Many of you have probably heard bits and pieces of Saints running back Chris Ivory's journey to the NFL. Les Carpenter of Yahoo Sports provides an incredible piece into Ivory's past, and his unrelenting spirit. Many might have quit along the way, but it was as if Ivory was undeterred.

The player who is the best story in the NFL this year – bursting from nowhere to the New Orleans Saints – moves with a fury that borders on desperation. His legs whirl. His arms whip. His head bounces. There is nothing easy or graceful in the way he goes. Every step comes violent and hungry as if stopping means he will lose everything that’s happened almost as fast as it came.

 Who could have seen this? He, Chris Ivory, in the NFL, let alone leading the Saints, the defending Super Bowl champions, with 683 rushing yards – almost as many as he had in four years at Washington State and Tiffin (Ohio) University? Things like this don’t normally happen. Ivory understands. What was that his high school coach back in Longview, Texas used to say?

“If you aren’t running as hard as you can, they will get you.”

Ivory smiles as he sits at his locker at the Saints’ practice facility late last week. He is a running back in a linebacker’s body, weighing 222 pounds.

“But there’s more to it,” he says.

Then he goes quiet.

Yes there is more, which is why he has been running ever since those days in the dusty East Texas fields where they kept telling Chris the best way out was to play football and the only way to be great at that was to run. He’s been running since that day he and his best childhood friend Trent Williams(notes), now a left tackle for the Washington Redskins, made a pact that they would both someday play in the NFL and then set about to make a ridiculous dream come true.

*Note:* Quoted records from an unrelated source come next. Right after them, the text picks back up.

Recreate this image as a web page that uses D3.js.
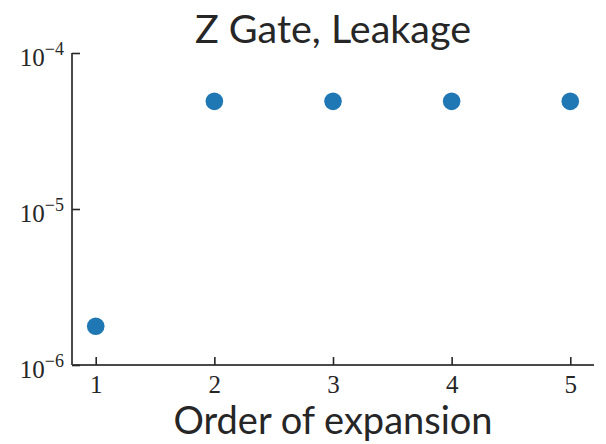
<!DOCTYPE html>
<html>
<head>
<meta charset="utf-8">
<script src="https://cdn.jsdelivr.net/npm/d3@7"></script>
<style>
  body { margin: 0; background: #fff; }
  svg { display: block; }
</style>
</head>
<body>
<div id="chart"></div>
<script>
// data
const orders = [1, 2, 3, 4, 5];
const leakage = [1.77e-6, 4.9e-5, 4.9e-5, 4.9e-5, 4.9e-5];
const yTickExps = [-6, -5, -4];
const title = "Z Gate, Leakage";
const xLabel = "Order of expansion";

const width = 606, height = 444;
const margin = { top: 53, right: 12, bottom: 79, left: 72 };
const innerW = width - margin.left - margin.right;
const innerH = height - margin.top - margin.bottom;

const svg = d3.select("#chart")
  .append("svg")
  .attr("width", width)
  .attr("height", height);

const g = svg.append("g")
  .attr("transform", "translate(" + margin.left + "," + margin.top + ")");

const x = d3.scaleLinear()
  .domain([0.8, 5.2])
  .range([0, innerW]);

const y = d3.scaleLog()
  .domain([1e-6, 1e-4])
  .range([innerH, 0]);

// x axis, ticks pointing inward
const xAxis = g.append("g")
  .attr("transform", "translate(0," + innerH + ")")
  .call(d3.axisBottom(x).tickValues(orders).tickFormat(d3.format("d")).tickSize(-8).tickPadding(10));

// y axis, ticks pointing inward
const yAxis = g.append("g")
  .call(d3.axisLeft(y).tickValues(yTickExps.map(e => Math.pow(10, e))).tickFormat("").tickSize(-8).tickPadding(8));

[xAxis, yAxis].forEach(ax => {
  ax.select(".domain").attr("stroke", "#4a4a4a").attr("stroke-width", 2);
  ax.selectAll(".tick line").attr("stroke", "#262626").attr("stroke-width", 1.6);
  ax.selectAll("text")
    .attr("font-family", "'Liberation Serif', 'DejaVu Serif', serif")
    .attr("font-size", 25)
    .attr("fill", "#262626");
});
xAxis.select(".domain").attr("d", "M0,0H" + innerW);
yAxis.select(".domain").attr("d", "M0,0V" + innerH);

// power-of-ten labels with superscripts
yAxis.selectAll(".tick text")
  .data(yTickExps)
  .attr("dy", "0.5em")
  .each(function (e) {
    const t = d3.select(this);
    t.text(null);
    t.append("tspan").text("10");
    t.append("tspan")
      .attr("dy", "-0.6em")
      .attr("font-size", 18)
      .text("\u2212" + Math.abs(e));
  });

// points
g.selectAll("circle.pt")
  .data(orders.map((o, i) => ({ o: o, v: leakage[i] })))
  .enter()
  .append("circle")
  .attr("class", "pt")
  .attr("cx", d => x(d.o))
  .attr("cy", d => y(d.v))
  .attr("r", 8.8)
  .attr("fill", "#1f77b4");

// title and axis label
svg.append("text")
  .attr("x", margin.left + innerW / 2)
  .attr("y", 43)
  .attr("text-anchor", "middle")
  .attr("font-family", "Lato, 'Open Sans', sans-serif")
  .attr("font-size", 39.5)
  .attr("fill", "#262626")
  .text(title);

svg.append("text")
  .attr("x", margin.left + innerW / 2)
  .attr("y", 434)
  .attr("text-anchor", "middle")
  .attr("font-family", "Lato, 'Open Sans', sans-serif")
  .attr("font-size", 38)
  .attr("fill", "#262626")
  .text(xLabel);
</script>
</body>
</html>
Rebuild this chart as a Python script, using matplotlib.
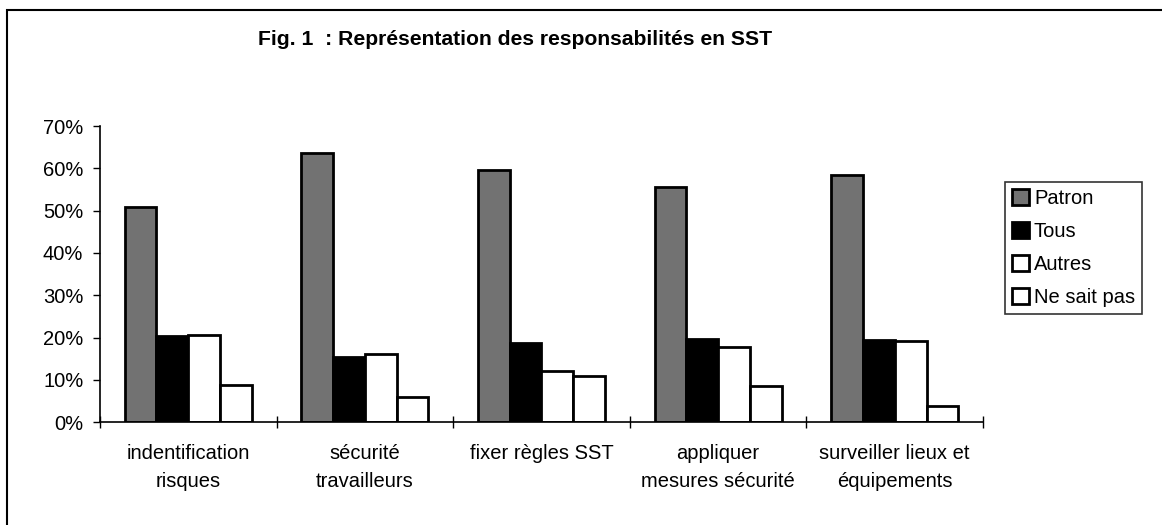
import numpy as np
import matplotlib.pyplot as plt
from matplotlib.patches import Rectangle
from matplotlib.ticker import PercentFormatter

plt.rcParams['font.family'] = ['Liberation Sans', 'DejaVu Sans']

categories = ['indentification\nrisques', 'sécurité\ntravailleurs', 'fixer règles SST',
              'appliquer\nmesures sécurité', 'surveiller lieux et\néquipements']
series = ['Patron', 'Tous', 'Autres', 'Ne sait pas']
patron = [50.8, 63.5, 59.5, 55.5, 58.5]
tous = [20.3, 15.4, 18.7, 19.7, 19.5]
autres = [20.6, 16.2, 12.0, 17.8, 19.1]
ne_sait_pas = [8.7, 6.0, 11.0, 8.5, 3.7]

colors = ['#727272', '#000000', '#ffffff', '#ffffff']
values = [patron, tous, autres, ne_sait_pas]

fig = plt.figure(figsize=(11.62, 5.25), dpi=100)
ax = fig.add_axes([0.086, 0.196, 0.760, 0.564])

x = np.arange(len(categories))
w = 0.18
for i, (name, vals) in enumerate(zip(series, values)):
    ax.bar(x + (i - 1.5) * w, vals, w, label=name, color=colors[i],
           edgecolor='black', linewidth=2)

ax.set_xlim(-0.5, len(categories) - 0.5)
ax.set_ylim(0, 70)
ax.set_yticks(np.arange(0, 71, 10))
ax.yaxis.set_major_formatter(PercentFormatter(decimals=0))
ax.set_xticks(x)
ax.set_xticklabels(categories, fontsize=14.5, linespacing=1.55)
ax.set_xticks(np.arange(-0.5, len(categories)), minor=True)
ax.tick_params(axis='x', which='major', length=0, pad=16)
ax.tick_params(axis='x', which='minor', direction='inout', length=8, width=1)
ax.tick_params(axis='y', direction='out', length=5, width=1, labelsize=14.5, pad=7)
for s in ['top', 'right']:
    ax.spines[s].set_visible(False)
for s in ['left', 'bottom']:
    ax.spines[s].set_linewidth(1.2)

fig.text(0.443, 0.925, 'Fig. 1  : Représentation des responsabilités en SST',
         ha='center', va='center', fontsize=15.2, fontweight='bold')

leg = fig.legend(loc='upper left', bbox_to_anchor=(0.865, 0.653), fontsize=14.5,
                 frameon=True, fancybox=False, edgecolor='black',
                 handlelength=0.85, handleheight=0.85, handletextpad=0.25,
                 labelspacing=0.7, borderpad=0.33, borderaxespad=0)
leg.get_frame().set_linewidth(1.2)

fig.patches.append(Rectangle((7 / 1162, -0.1), 1.2, 1 - 10 / 525 + 0.1,
                             transform=fig.transFigure, fill=False,
                             edgecolor='black', linewidth=1.5))

fig.savefig('out.png', dpi=100)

He’s been running since Longview High, where a flashier running back who ran smooth and true named Vondrell McGee got to be tailback, drawing all the attention from recruiters who barely noticed Ivory racing through defenses as a fullback. He’s been running since Washington State, where the injuries came, where they charged him with a felony crime his friends say he never committed, where he eventually was thrown off the team, driving him to Tiffin where the injuries came again and the NFL didn’t care.

And now he is here? With the Saints?

Ivory laughs. It is a quiet laugh, his face stays hidden behind a curtain of dreadlocks.

“You know, sometimes when I’m at home and maybe I hear some music or I smell a certain smell it will get me thinking of what I went through,” he says. “It will remind me this is a blessing.”

He nods.

“Stay dedicated, man,” he says. “Stay dedicated and prayed up.”

Ask Ivory’s cousin Ricardo Buchanan what has kept Ivory running despite a mountain of roadblocks that screamed he should stop and he says “Aunt Judy.”

Few kids in Longview didn’t know Judy Ivory-Gilliland. She was a police officer in Longview, first working a beat on the streets until eventually landing the job as the officer assigned to the local schools.

“She is the rock of our family,” Buchanan says.

Even more, she was the rock of other families too, picking out the kids at school who needed the most guidance, talking to them, mentoring them, urging them to get degrees.

“A lot of them didn’t come out of homes with much love,” says another cousin, Quincy Grant. “And when someone comes from the outside and shows them that love, it meant a lot to those kids. It motivated them to get better. A lot of kids graduated who wouldn’t have because of her.”

It was Judy who pushed her only child Chris, telling him he could be great, that all he had to do was keep working and working and that good things would happen. She was the one who sat at the edge of the fields during youth league games, hitting a button in her police cruiser every time Chris scored, filling the East Texas sky with the wail of a siren until it seemed the sound never stopped.

And when he needed to be told to keep running even when nothing seemed to go right, she was the one who told him he had to do it.

Read the entire story here:http://sports.yahoo.com/nfl/news?slug=lc-ivorysaints121610

I highly recommend reading Carpenter's story in it's entirety. Ivory will always be injury prone, that's the nature of his position coupled with his style of running. However, after reading about his journey, there is no doubt he'll always fight to come back from injury. For that matter, Chris will fight to come back from anything else life might throw at him.